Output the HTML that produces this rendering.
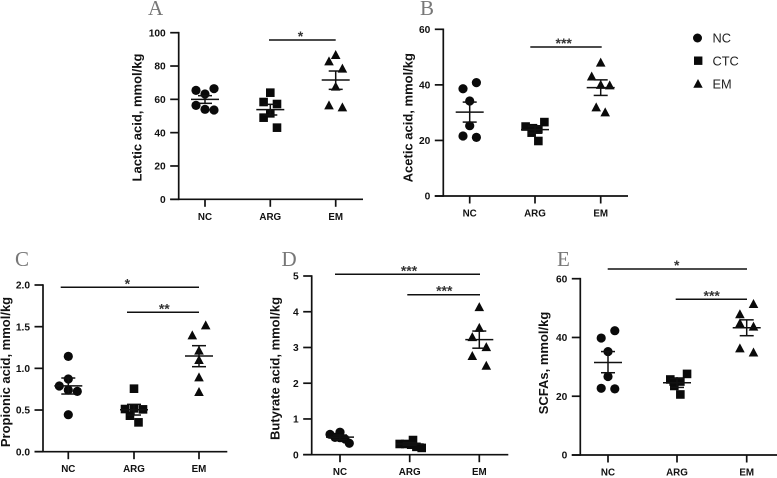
<!DOCTYPE html>
<html lang="en">
<head>
<meta charset="utf-8">
<title>Short-chain fatty acids by group</title>
<style>
html,body{margin:0;padding:0;background:#fff;}
svg{display:block;font-family:"Liberation Sans",Arial,sans-serif;}
</style>
</head>
<body>
<svg id="fig" xmlns="http://www.w3.org/2000/svg" width="777" height="478" viewBox="0 0 777 478">
  <g>
    <circle cx="697.5" cy="38" r="4.5" fill="#0a0a0a"/>
    <text x="712.5" y="42.5" font-size="12.8" fill="#222">NC</text>
    <rect x="694" y="56.5" width="8.4" height="8.4" fill="#0a0a0a"/>
    <text x="712.5" y="65.5" font-size="12.8" fill="#222">CTC</text>
    <polygon points="698,79 702.7,87.7 693.3,87.7" fill="#0a0a0a"/>
    <text x="712.5" y="88.5" font-size="12.8" fill="#222">EM</text>
  </g>
</svg>
<script>
var categories = ['NC', 'ARG', 'EM'];

var lacticTicks = [0, 20, 40, 60, 80, 100];
var lacticNC = [65.4, 66.4, 63.2, 56.4, 54, 53.6];
var lacticARG = [64, 58.4, 57.2, 51.6, 49, 43];
var lacticEM = [86.6, 82.8, 78.4, 67.6, 56.4, 55.2];
var lacticMean = [60, 53.8, 71.6];
var lacticUpper = [62.2, 57, 77];
var lacticLower = [57.6, 50.6, 66];

var aceticTicks = [0, 20, 40, 60];
var aceticNC = [40.8, 38.6, 34.2, 25.3, 21.6, 21.1];
var aceticARG = [25, 26.6, 24.4, 24, 22.8, 19.8];
var aceticEM = [48, 43, 40, 39.8, 31.9, 30.1];
var aceticMean = [30.2, 23.9, 39];
var aceticUpper = [33.8, 25.2, 41.8];
var aceticLower = [26.6, 22.6, 36.2];

var propionicTicks = ['0.0', '0.5', '1.0', '1.5', '2.0'];
var propionicNC = [1.144, 0.872, 0.788, 0.74, 0.724, 0.444];
var propionicARG = [0.756, 0.512, 0.52, 0.508, 0.432, 0.352];
var propionicEM = [1.516, 1.396, 1.212, 1.1, 0.892, 0.716];
var propionicMean = [0.79, 0.504, 1.148];
var propionicUpper = [0.884, 0.568, 1.272];
var propionicLower = [0.692, 0.44, 1.02];

var butyrateTicks = [0, 1, 2, 3, 4, 5];
var butyrateNC = [0.57, 0.63, 0.485, 0.476, 0.44, 0.32];
var butyrateARG = [0.41, 0.3, 0.3, 0.28, 0.22, 0.19];
var butyrateEM = [4.13, 3.55, 3.29, 3.01, 2.76, 2.49];
var butyrateMean = [0.49, 0.3, 3.22];
var butyrateUpper = [0.55, 0.34, 3.46];
var butyrateLower = [0.43, 0.26, 2.98];

var scfaTicks = [0, 20, 40, 60];
var scfaNC = [42.3, 39.8, 35.2, 26.7, 22.7, 22.5];
var scfaARG = [27.6, 25.7, 25, 25, 23.5, 20.6];
var scfaEM = [51.4, 47.9, 44.8, 43.7, 36.3, 34.9];
var scfaMean = [31.5, 24.6, 43.3];
var scfaUpper = [35.2, 26, 46];
var scfaLower = [28, 23, 40.6];

var SVGNS = 'http://www.w3.org/2000/svg';
var fig = document.getElementById('fig');

function make(parent, tag, attrs, text) {
  var el = document.createElementNS(SVGNS, tag);
  for (var k in attrs) {
    el.setAttribute(k, attrs[k]);
  }
  if (text !== undefined) {
    el.textContent = text;
  }
  parent.appendChild(el);
  return el;
}

function drawPanel(p) {
  var g = make(fig, 'g', {});
  
  

  var maxTick = parseFloat(p.ticks[p.ticks.length - 1]);
  function y(v) { return p.y0 + (p.yTop - p.y0) * v / maxTick; }
  function x(i) { return p.cx[i]; }

  var letter = make(g, 'text', {x: p.letterX, y: p.letterY, 'font-size': 21, 'font-family': '"Liberation Serif",serif', fill: '#777'}, p.letter);
  
  

  var yAxis = make(g, 'line', {x1: p.axisX, x2: p.axisX, y1: y(maxTick) - 0.8, y2: p.y0 + 0.8, stroke: '#111', 'stroke-width': 1.7});
  
  

  var xAxis = make(g, 'line', {x1: p.axisX - 8.5, x2: p.xEnd, y1: p.y0, y2: p.y0, stroke: '#111', 'stroke-width': 1.7});
  
  

  p.ticks.forEach(function (t) {
    var v = parseFloat(t);
    var tick = make(g, 'line', {x1: p.axisX - 8.5, x2: p.axisX, y1: y(v), y2: y(v), stroke: '#111', 'stroke-width': 1.7});
    
    
    var label = make(g, 'text', {x: p.axisX - 13, y: y(v) + 3.7, 'font-size': 10.2, 'font-weight': 'bold', 'text-anchor': 'end', fill: '#111'}, t);
    
    
  });

  var yTitle = make(g, 'text', {x: 0, y: 0, 'font-size': 13, 'font-weight': 'bold', 'text-anchor': 'middle', fill: '#111', transform: 'translate(' + p.titleX + ',' + p.titleY + ') rotate(-90)'}, p.title);
  
  

  categories.forEach(function (c, i) {
    var tick = make(g, 'line', {x1: x(i), x2: x(i), y1: p.y0, y2: p.y0 + 7.5, stroke: '#111', 'stroke-width': 1.7});
    
    
    var label = make(g, 'text', {x: x(i), y: p.y0 + 20.5, 'font-size': 9.8, 'font-weight': 'bold', 'text-anchor': 'middle', fill: '#111'}, c);
    
    
  });

  p.series.forEach(function (vals, i) {
    vals.forEach(function (v, j) {
      var px = x(i) + p.spread[i][j] * p.step[i];
      var py = y(v);
      var mark;
      if (i === 0) {
        mark = make(g, 'circle', {cx: px, cy: py, r: 4.6, fill: '#0a0a0a'});
      } else if (i === 1) {
        mark = make(g, 'rect', {x: px - 4.3, y: py - 4.3, width: 8.6, height: 8.6, fill: '#0a0a0a'});
      } else {
        mark = make(g, 'polygon', {points: px + ',' + (py - 5) + ' ' + (px + 4.8) + ',' + (py + 4) + ' ' + (px - 4.8) + ',' + (py + 4), fill: '#0a0a0a'});
      }
      
      
    });

    var stem = make(g, 'line', {x1: x(i), x2: x(i), y1: y(p.upper[i]), y2: y(p.lower[i]), stroke: '#111', 'stroke-width': 1.5});
    
    
    var capHi = make(g, 'line', {x1: x(i) - 7, x2: x(i) + 7, y1: y(p.upper[i]), y2: y(p.upper[i]), stroke: '#111', 'stroke-width': 1.5});
    
    
    var capLo = make(g, 'line', {x1: x(i) - 7, x2: x(i) + 7, y1: y(p.lower[i]), y2: y(p.lower[i]), stroke: '#111', 'stroke-width': 1.5});
    
    
    var meanLine = make(g, 'line', {x1: x(i) - 14, x2: x(i) + 14, y1: y(p.mean[i]), y2: y(p.mean[i]), stroke: '#111', 'stroke-width': 1.5});
    
    
  });

  p.sig.forEach(function (s) {
    var bar = make(g, 'line', {x1: s.x1, x2: s.x2, y1: s.y, y2: s.y, stroke: '#111', 'stroke-width': 1.5});
    
    
    var star = make(g, 'text', {x: s.sx, y: s.y + 1, 'font-size': 14, 'font-weight': 'bold', 'text-anchor': 'middle', fill: '#333'}, s.label);
    
    
  });
}

drawPanel({
  id: 'lactic', letter: 'A', letterX: 148, letterY: 15,
  title: 'Lactic acid, mmol/kg', titleX: 141.5, titleY: 117.5,
  axisX: 178.7, y0: 199.3, yTop: 32.7, xEnd: 363, cx: [205, 270.3, 335.7],
  ticks: lacticTicks,
  series: [lacticNC, lacticARG, lacticEM], mean: lacticMean, upper: lacticUpper, lower: lacticLower,
  spread: [[-1, 1, 0, -1, 0, 1], [0, -1, 1, 0, -1, 1], [0, -1, 1, 0, -1, 1]], step: [9, 6.7, 6.7],
  sig: [{x1: 269, x2: 335.7, y: 40, sx: 300.5, label: '*'}]
});

drawPanel({
  id: 'acetic', letter: 'B', letterX: 420, letterY: 15,
  title: 'Acetic acid, mmol/kg', titleX: 412.5, titleY: 117.7,
  axisX: 443.3, y0: 196, yTop: 29.3, xEnd: 628, cx: [469.7, 535, 600.7],
  ticks: aceticTicks,
  series: [aceticNC, aceticARG, aceticEM], mean: aceticMean, upper: aceticUpper, lower: aceticLower,
  spread: [[1, -1, 0, 0, -1, 1], [-1.4, 1.4, -0.3, 0.5, -0.5, 0.5], [0, -1, 0, 1, -0.5, 0.5]], step: [6.7, 6.7, 9],
  sig: [{x1: 530.3, x2: 601.7, y: 47, sx: 563.7, label: '***'}]
});

drawPanel({
  id: 'propionic', letter: 'C', letterX: 15, letterY: 266,
  title: 'Propionic acid, mmol/kg', titleX: 10, titleY: 372,
  axisX: 43, y0: 451.7, yTop: 285, xEnd: 227.3, cx: [68.3, 134, 199],
  ticks: propionicTicks,
  series: [propionicNC, propionicARG, propionicEM], mean: propionicMean, upper: propionicUpper, lower: propionicLower,
  spread: [[0, 0, -1, 0, 1, 0], [0, -1, 0, 1, -0.45, 0.5], [1, -1, 0, 0, 0, 0]], step: [9, 9, 6.7],
  sig: [{x1: 60.7, x2: 199, y: 287.3, sx: 127.3, label: '*'}, {x1: 127, x2: 199, y: 312.3, sx: 164.3, label: '**'}]
});

drawPanel({
  id: 'butyrate', letter: 'D', letterX: 281.5, letterY: 266,
  title: 'Butyrate acid, mmol/kg', titleX: 279.5, titleY: 368.5,
  axisX: 311.7, y0: 454.7, yTop: 276, xEnd: 508.3, cx: [340, 409.7, 479.3],
  ticks: butyrateTicks,
  series: [butyrateNC, butyrateARG, butyrateEM], mean: butyrateMean, upper: butyrateUpper, lower: butyrateLower,
  spread: [[-1, 0, -0.5, 0, 0.5, 0.93], [0.33, -1, -0.45, 0.15, 0.67, 1.2], [0, 0, -1, 1, -1, 1]], step: [10, 10, 7],
  sig: [{x1: 335, x2: 480, y: 274.3, sx: 409, label: '***'}, {x1: 407.3, x2: 480, y: 294.7, sx: 444.3, label: '***'}]
});

drawPanel({
  id: 'scfas', letter: 'E', letterX: 557, letterY: 266,
  title: 'SCFAs, mmol/kg', titleX: 548, titleY: 363,
  axisX: 580.3, y0: 455, yTop: 278.7, xEnd: 777, cx: [608, 677, 746.7],
  ticks: scfaTicks,
  series: [scfaNC, scfaARG, scfaEM], mean: scfaMean, upper: scfaUpper, lower: scfaLower,
  spread: [[1, -1, 0, 0, -1, 1], [1.5, -1, 0.5, -0.5, -0.4, 0.5], [1, -1, -1, 1, -1, 1]], step: [6.8, 6.7, 6.8],
  sig: [{x1: 607.7, x2: 747, y: 269, sx: 676.7, label: '*'}, {x1: 675.7, x2: 747, y: 299.3, sx: 711.7, label: '***'}]
});
</script>
</body>
</html>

□ □ □ □ □ □ □

▶ **DIRECTIONS**
Exactly reproduce the run of lines from the start of the listing through the line with "var lacticLower = [57.6, 50.6, 66];", inclusive; pictures are not copied.

▶ **TASK SOLUTION**
Output the HTML that produces this rendering.
<!DOCTYPE html>
<html lang="en">
<head>
<meta charset="utf-8">
<title>Short-chain fatty acids by group</title>
<style>
html,body{margin:0;padding:0;background:#fff;}
svg{display:block;font-family:"Liberation Sans",Arial,sans-serif;}
</style>
</head>
<body>
<svg id="fig" xmlns="http://www.w3.org/2000/svg" width="777" height="478" viewBox="0 0 777 478">
  <g>
    <circle cx="697.5" cy="38" r="4.5" fill="#0a0a0a"/>
    <text x="712.5" y="42.5" font-size="12.8" fill="#222">NC</text>
    <rect x="694" y="56.5" width="8.4" height="8.4" fill="#0a0a0a"/>
    <text x="712.5" y="65.5" font-size="12.8" fill="#222">CTC</text>
    <polygon points="698,79 702.7,87.7 693.3,87.7" fill="#0a0a0a"/>
    <text x="712.5" y="88.5" font-size="12.8" fill="#222">EM</text>
  </g>
</svg>
<script>
var categories = ['NC', 'ARG', 'EM'];

var lacticTicks = [0, 20, 40, 60, 80, 100];
var lacticNC = [65.4, 66.4, 63.2, 56.4, 54, 53.6];
var lacticARG = [64, 58.4, 57.2, 51.6, 49, 43];
var lacticEM = [86.6, 82.8, 78.4, 67.6, 56.4, 55.2];
var lacticMean = [60, 53.8, 71.6];
var lacticUpper = [62.2, 57, 77];
var lacticLower = [57.6, 50.6, 66];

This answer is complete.